This post was written by Kevin Jones, Co-Founder of SOCAP10 and Founder of Good Capital.
What’s the real investor demand for putting money to work in impact investing? How many dollars are out there, and what is this new breed of investor, willing to link meaning and financial return, really looking for? What sells and what doesn’t?
Those are just some of the questions that are beginning to be answered thanks to new research funded by leading foundations carried out by Hope Consulting. The good news is the market is big, estimated to be at least $120 billion in the U.S. alone.
According to the report, most of these investors don’t care much about the size of the financial return that’s offered as long as they get their capital back.
As someone who has sold a fund to impact investors, their conclusions make sense to me. The way I interpret their data through my experience, leads me to this conclusion: I do not think impact investors pull the trigger using asset class thinking, measuring fixed income to public stocks to private equity with a complicated, if aspirational spectrum of risk and return. That’s the way you manage your traditional investments. That’s not how people take action on impact investing.

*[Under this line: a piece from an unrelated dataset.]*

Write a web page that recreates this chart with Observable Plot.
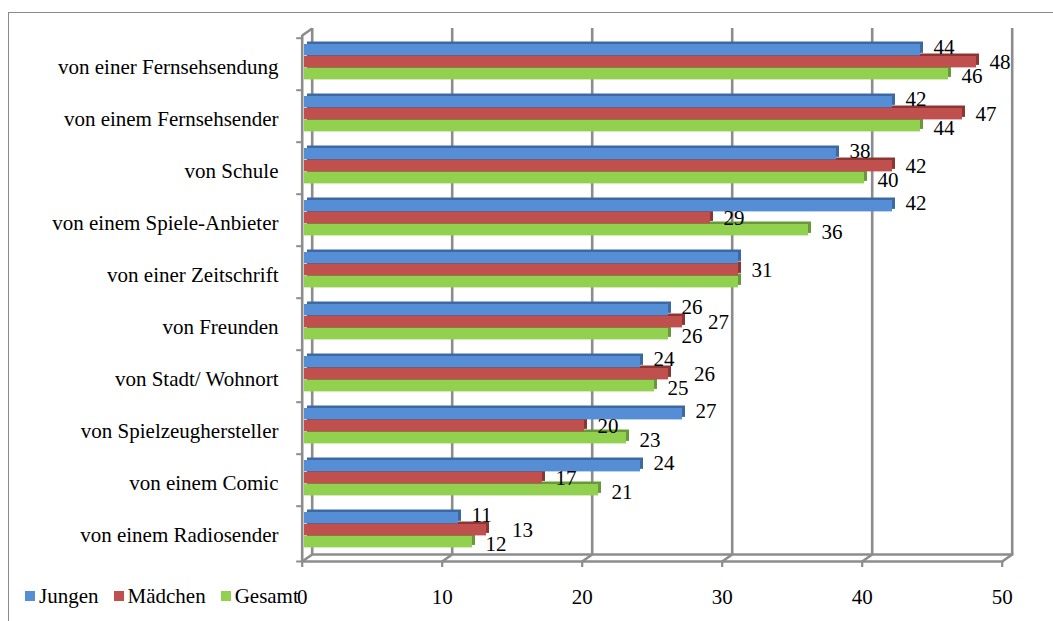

As people mull over the decision, I interpret the data to say that impact investing acts more like giving; I want this to happen. People say, I want my money back to do it again, most of the time. Don’t get in the way of what I am getting with your complicated portfolio-defining distractions.
They also found a segment willing to take more risk to make more catalytic things happen, but that was a smaller group.
While a milestone in itself, the Money For Good Report, thanks to emerging market dynamics, represents data that will become more valuable over time, as the market emerges, and supply intermediaries like the impact 50 arise to help clarify the Money for Good Report’s original and crucial sizing of demand that’s been accomplished in this report.